Realizing the moments being made with my son were moments I recently longed for was overwhelming to the point we gained a few thousand feet (at no appreciable loss of ground speed, by the way) and I didn’t even notice. Thinking about those precious moments my father and I spent camping across the southwest in search of the next ghost town, staring at a senior year high school yearbook photo of my dad (that resides in place of a compass deviation card), watching my son take the many hours we’ve flown and pilot us across some of the most breathtaking, challenging, remote areas…was again overwhelming.

I don’t know why I’ve become so emotional but here I am in some of the most beautiful country around flying with my son crying the whole time.

Trying to take 80 miles per hour airplanes and covering nearly 250 miles with a little time here and there to eat, to fuel, to rest, and to return, makes early mornings a necessity. Many of my mentors warned me of the perils of flying in the mountains after high noon. However, favorable conditions, an uncanny ability to climb without notice, and my son continually evaluating what Plans B, C, and D are as we traversed the backside of the Sawtooths made what was likely one of my most challenging flights again memorable.

We’re always enjoying the eastern slopes of the Sawtooths here in the Stanley Valley.

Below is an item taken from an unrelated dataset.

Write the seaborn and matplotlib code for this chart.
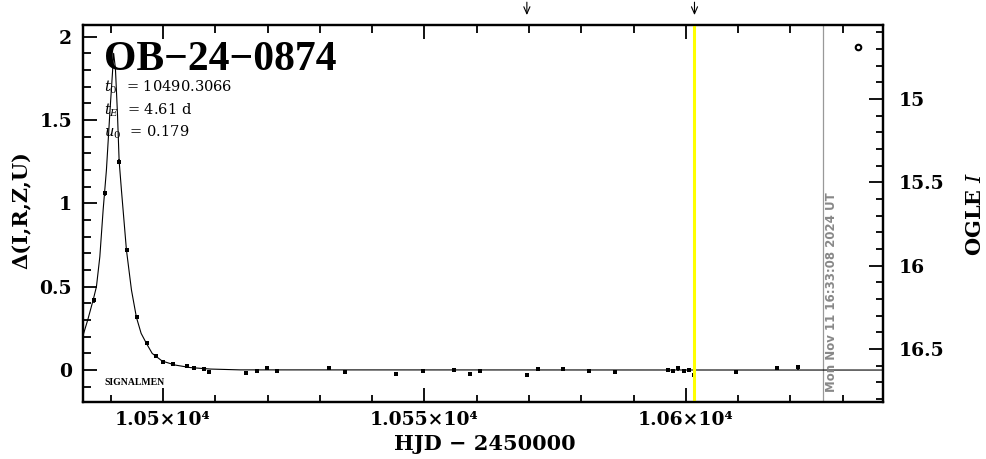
import matplotlib
matplotlib.use("Agg")
import matplotlib.pyplot as plt
from matplotlib.ticker import MultipleLocator, FixedLocator, FixedFormatter
import matplotlib.transforms as mtransforms
import seaborn as sns

# Data
obs_hjd = [10486.73, 10488.87, 10491.60, 10493.04, 10494.95, 10496.86, 10498.68,
           10499.96, 10501.99, 10504.67, 10506.00, 10507.86, 10508.82, 10515.84,
           10517.94, 10519.85, 10521.88, 10531.77, 10534.89, 10544.65, 10549.69,
           10555.74, 10558.80, 10560.71, 10569.59, 10571.69, 10576.59, 10581.56,
           10586.53, 10596.56, 10597.63, 10598.59, 10599.62, 10600.63, 10601.65,
           10609.62, 10617.52, 10621.54]
obs_delta = [0.42, 1.06, 1.25, 0.72, 0.316, 0.16, 0.084,
             0.05, 0.034, 0.024, 0.010, 0.008, -0.010, -0.016,
             -0.008, 0.010, -0.004, 0.010, -0.014, -0.026, -0.006,
             -0.002, -0.022, -0.008, -0.028, 0.004, 0.006, -0.008,
             -0.010, -0.002, -0.008, 0.010, -0.008, -0.002, -0.032,
             -0.014, 0.010, 0.016]
obs_err = [0.015, 0.015, 0.015, 0.012, 0.012, 0.012, 0.010,
           0.010, 0.010, 0.010, 0.010, 0.010, 0.010, 0.010,
           0.010, 0.010, 0.010, 0.012, 0.010, 0.010, 0.008,
           0.008, 0.010, 0.010, 0.010, 0.010, 0.008, 0.010,
           0.012, 0.010, 0.010, 0.015, 0.010, 0.008, 0.012,
           0.010, 0.012, 0.015]

model_hjd = [10484.72, 10485.59, 10486.63, 10487.26, 10487.91, 10488.54, 10489.17,
             10489.82, 10490.32, 10490.55, 10490.89, 10491.28, 10491.60, 10492.04,
             10493.00, 10493.96, 10494.91, 10495.81, 10496.82, 10497.92, 10499.83,
             10502.31, 10505.18, 10509.01, 10514.75, 10637.70]
model_delta = [0.21, 0.30, 0.42, 0.50, 0.68, 0.96, 1.20,
               1.54, 1.78, 1.90, 1.81, 1.54, 1.256, 1.08,
               0.72, 0.48, 0.316, 0.22, 0.16, 0.10, 0.054,
               0.030, 0.015, 0.006, 0.001, 0.0]

ogle_hjd = [10633.0]
ogle_delta = [1.94]

alert_hjd = [10569.59, 10601.65]
now_hjd = 10601.65
run_hjd = 10626.3

xtick_vals = [10500, 10550, 10600]
xtick_labels = ["1.05×10⁴", "1.055×10⁴", "1.06×10⁴"]

event_name = "OB\u221224\u22120874"
params = ["$t_0$  = 10490.3066", "$t_E$  = 4.61 d", "$u_0$  = 0.179"]
stamp = "Mon Nov 11 16:33:08 2024 UT"

sns.set_style("ticks")
plt.rcParams["font.family"] = ["DejaVu Serif"]
plt.rcParams["mathtext.fontset"] = "dejavuserif"
for key in ["text.color", "axes.labelcolor", "xtick.color", "ytick.color",
            "axes.edgecolor"]:
    plt.rcParams[key] = "black"

fig = plt.figure(figsize=(9.86, 4.59), dpi=100)
ax = fig.add_axes([0.0837, 0.1248, 0.8118, 0.8207])

xlo, xhi = 10484.6, 10637.7
ylo, yhi = -0.19, 2.07
mag0 = 16.626

# model + data
sns.lineplot(x=model_hjd, y=model_delta, ax=ax, color="black", lw=0.8,
             sort=False, estimator=None)
ax.errorbar(obs_hjd, obs_delta, yerr=obs_err, fmt="none", ecolor="black",
            elinewidth=1.2, capsize=0, zorder=3)
sns.scatterplot(x=obs_hjd, y=obs_delta, ax=ax, marker="s", s=10,
                color="black", edgecolor="black", linewidth=0, zorder=4)
ax.plot(ogle_hjd, ogle_delta, "o", mfc="white", mec="black", ms=4, mew=1.5)

ax.axvline(now_hjd, color="#ffff00", lw=2.2, zorder=5)
ax.axvline(run_hjd, color="#999999", lw=0.9, zorder=1)

for xa in alert_hjd:
    ax.annotate("", xy=(xa, 1.019), xycoords=("data", "axes fraction"),
                xytext=(xa, 1.068), textcoords=("data", "axes fraction"),
                arrowprops=dict(arrowstyle="->,head_length=0.5,head_width=0.22",
                                color="black", lw=0.8),
                annotation_clip=False)

ax.set_xlim(xlo, xhi)
ax.set_ylim(ylo, yhi)

# axes styling
for sp in ax.spines.values():
    sp.set_linewidth(1.6)
    sp.set_color("black")
ax.xaxis.set_major_locator(FixedLocator(xtick_vals))
ax.xaxis.set_major_formatter(FixedFormatter(xtick_labels))
ax.xaxis.set_minor_locator(MultipleLocator(10))
ax.yaxis.set_major_locator(MultipleLocator(0.5))
ax.yaxis.set_minor_locator(MultipleLocator(0.1))
ax.yaxis.set_major_formatter(plt.FuncFormatter(lambda v, p: f"{v:g}"))
ax.tick_params(which="both", direction="in", top=True, right=False,
               width=1.3, color="black")
ax.tick_params(which="major", length=10)
ax.tick_params(which="minor", length=5.4)
ax.tick_params(axis="x", pad=7, labelsize=13.5)
ax.tick_params(axis="y", pad=7.5, labelsize=13.5)
for lab in ax.get_xticklabels() + ax.get_yticklabels():
    lab.set_fontweight("bold")

ax.set_xlabel("HJD \u2212 2450000", fontsize=15, fontweight="bold")
ax.xaxis.set_label_coords(0.503, -0.086)
ax.set_ylabel("Δ(I,R,Z,U)", fontsize=15, fontweight="bold")
ax.yaxis.set_label_coords(-0.063, 0.509)

# right OGLE magnitude axis
ax2 = ax.twinx()
ax2.set_ylim(mag0 - ylo, mag0 - yhi)
ax2.yaxis.set_major_locator(MultipleLocator(0.5))
ax2.yaxis.set_minor_locator(MultipleLocator(0.1))
ax2.yaxis.set_major_formatter(plt.FuncFormatter(lambda v, p: f"{v:g}"))
ax2.tick_params(which="both", direction="in", width=1.3, color="black")
ax2.tick_params(which="major", length=10)
ax2.tick_params(which="minor", length=5.4)
ax2.tick_params(axis="y", pad=11, labelsize=13.5)
for lab in ax2.get_yticklabels():
    lab.set_fontweight("bold")
for sp in ax2.spines.values():
    sp.set_linewidth(1.6)
ax2.set_ylabel("OGLE $I$", fontsize=15, fontweight="bold")
ax2.yaxis.set_label_coords(1.1025, 0.50)

# annotations
ax.text(0.0269, 0.8806, event_name, transform=ax.transAxes, va="baseline",
        ha="left", fontsize=30, fontweight="bold", family=["Liberation Serif"])
for i, s in enumerate(params):
    ax.text(0.0269, 0.822 - i * 0.059, s, transform=ax.transAxes,
            va="baseline", ha="left", fontsize=10.5)
ax.text(0.0269, 0.045, "SIGNALMEN", transform=ax.transAxes, va="baseline",
        ha="left", fontsize=7, fontweight="bold", family=["Liberation Serif"])

trans = mtransforms.blended_transform_factory(ax.transData, ax.transAxes)
ax.text(run_hjd + 0.35, 0.026, stamp, transform=trans, rotation=90,
        ha="left", va="bottom", fontsize=8.5, fontweight="bold",
        color="#888888", family=["DejaVu Sans"])

fig.savefig("out.png", dpi=100)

Picturesque views of the ragged rocks break up the monotony of countless peaks and valleys across this desolate area. A few clear lakes litter the mountain range on its good side. Looking into what lies beyond our sight lines always draws me yearning for more, and today, a decision made by our four friends to cut a few corners and beeline it back to base camp, putting the backside of the Sawtooths in our path.

Reaching almost 11,000 feet above the seas, the Sawtooth Range and the afternoon winds took turns adding climbing and descending columns of air ahead of us. Traversing these iconic peaks, altitudes, airspeeds, and alternatives were continuously calculated. Luke in the back managing the maintaining of our attitude in the turbulent air kept us from succumbing to the errant jostling across some of the most breathtaking vistas. Field Goal Peak and Shark Fin Peak and the numerous teal blue alpine lakes were immortalized in our minds as we feared moments trying to capture them on cameras would result in a potential loss of our level attitude through the tumble dry cycle.

Worrying Luke would let the turbulence get the best of him, I approached the situation as I would have at work, calmly explaining the weather ahead, providing assurance that this is not out of the ordinary for this area, and an estimated timeline as to when it would end.

Descending over Alturas Lake into Smiley Creek out of 11,000 feet, I was amazed at the grin Luke and I both shared. Our friends, our families, and a few milkshakes won by accurately guessing our fuel consumption the closest (tach hours multiplied by 4.75 for old 37H) awaited us.

Embracing our fellow adventurers after the day’s successful mission, I remembered the sheer joy and terror that manifest itself in those moments. Some hiding it better than others, we knew it was a day we would never forget. Whether we remember the views, the blueberry muffins, or the sheer power of upper level winds across jagged rocks, I’ll never forget that Luke told me he wants to go again.

Soon, bud. Just got to wipe these tears away first.